Urbanise.com Limited appoints Darc Rasmussen as Executive Chairman, unveils an AI Assistant for strata managers, and converts two legacy system customers with new contracts worth $700k over three years.
- Darc Rasmussen appointed Executive Chairman with revised fee structure
- AI Assistant launched to streamline strata management
- Two contracts secured worth $700k over three years
- Continued investment in banking and payments integration
- Negative operating cash flow expected in FY2026, positive in FY2027
Leadership Shift to Accelerate Growth
Urbanise.com Limited (ASX:UBN) has bolstered its executive ranks with the appointment of Darc Rasmussen as Executive Chairman, a move designed to temporarily expand leadership capacity amid significant growth opportunities. Rasmussen’s remuneration now includes a reduced base fee combined with a success-based component payable in cash and/or equity, pending shareholder approval at the next AGM. This change underscores Urbanise’s intent to scale effectively while aligning executive incentives with performance.
The company is also actively searching for a Chief Product Officer to complement recent hires such as Adam Vidal, the new Chief Commercial Officer, aiming to strengthen its ability to disrupt the Australian strata market where over 40% still rely on legacy systems.
AI Assistant Launch Enhances Strata Management
In April 2026, Urbanise unveiled its AI Assistant at the Strata Community Association Australasia Conference in Adelaide. This new tool enables strata managers to obtain reliable answers in seconds through plain-language queries, marking the first phase in a broader AI integration roadmap within Urbanise’s cloud-based strata platform. The AI Assistant is expected to hit the market by June 2026, promising operational efficiencies and a competitive edge that could improve customer retention and win rates.
Converting Legacy Systems with New Contracts
Urbanise reported early commercial success by securing two contracts this month, collectively valued at approximately $700,000 over three years. These wins involve converting customers from a major legacy provider to Urbanise’s modern, enterprise-grade cloud platform. While not material individually, these contracts validate the company’s strategy to penetrate the sizeable legacy system market segment and convert its growing pipeline into paying customers.
These developments build on the company’s ongoing partnership with National Australia Bank, which has been instrumental in funding and developing Urbanise’s banking and payments integration platform. Initial payments from this partnership were received in mid-Q4 FY2025, with the bulk of investment occurring in FY2026. The company expects to continue operating at a net cash outflow this year, albeit at lower levels than the first quarter, as the integration platform gains traction and core business growth persists. This trajectory aligns with Urbanise’s target of returning to positive operating cash flow in FY2027, following sustained investment in its Data and Payments Integration Services (DPIS) platform, as seen in its recent NAB partnership progress and banking integration development updates.

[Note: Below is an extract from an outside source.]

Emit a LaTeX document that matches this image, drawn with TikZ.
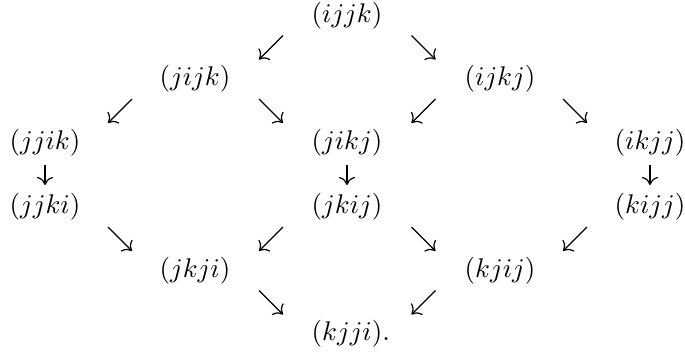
\documentclass[tikz,border=0pt]{standalone}
\usetikzlibrary{arrows.meta,calc}
\tikzset{
  lbl/.style={inner sep=0pt, font=\fontsize{10.2}{12}\selectfont},
  arr/.style={line width=0.45pt, -{Computer Modern Rightarrow[length=3pt,width=6pt]}},
}
\newcommand\marr[3]{\draw[arr] ($(#1)!0.5!(#2)-(#3)$) -- ($(#1)!0.5!(#2)+(#3)$);}
\begin{document}
\begin{tikzpicture}[x=0.37pt,y=-0.37pt]
\useasboundingbox (0,0) rectangle (685,356);
\node[lbl] (ijjk) at (347,16) {$(ijjk)$};
\node[lbl] (jijk) at (195,79) {$(jijk)$};
\node[lbl] (ijkj) at (500,79) {$(ijkj)$};
\node[lbl] (jjik) at (45,143) {$(jjik)$};
\node[lbl] (jikj) at (347,143) {$(jikj)$};
\node[lbl] (ikjj) at (650,143) {$(ikjj)$};
\node[lbl] (jjki) at (45,207) {$(jjki)$};
\node[lbl] (jkij) at (347,207) {$(jkij)$};
\node[lbl] (kijj) at (650,207) {$(kijj)$};
\node[lbl] (jkji) at (195,271) {$(jkji)$};
\node[lbl] (kjij) at (500,271) {$(kjij)$};
\node[lbl] (kjji) at (347,334) {$(kjji)$\rlap{.}};
\marr{ijjk}{jijk}{-12,12}
\marr{ijjk}{ijkj}{12,12}
\marr{jijk}{jjik}{-12,12}
\marr{jijk}{jikj}{12,12}
\marr{ijkj}{jikj}{-12,12}
\marr{ijkj}{ikjj}{12,12}
\marr{jjik}{jjki}{0,10}
\marr{jikj}{jkij}{0,10}
\marr{ikjj}{kijj}{0,10}
\marr{jjki}{jkji}{12,12}
\marr{jkij}{jkji}{-12,12}
\marr{jkij}{kjij}{12,12}
\marr{kijj}{kjij}{-12,12}
\marr{jkji}{kjji}{12,12}
\marr{kjij}{kjji}{-12,12}
\end{tikzpicture}
\end{document}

Board Transition and Governance
Non-Executive Director James Hourn has signalled his intention to step down to focus on other commitments, with his resignation deferred until a replacement is appointed. The Board has initiated a search for a successor, acknowledging Hourn’s strategic and commercial contributions during his tenure.
Bottom Line?
Urbanise’s leadership refresh and AI rollout signal a push to modernise strata management, but the path to profitability hinges on scaling legacy system conversions and banking integration success.
Questions in the middle?
- How quickly can Urbanise convert its pipeline of legacy system customers into revenue-generating contracts?
- What impact will the AI Assistant have on customer retention and competitive positioning in the strata market?
- How will the timing and scale of the NAB banking integration influence Urbanise’s cash flow trajectory beyond FY2026?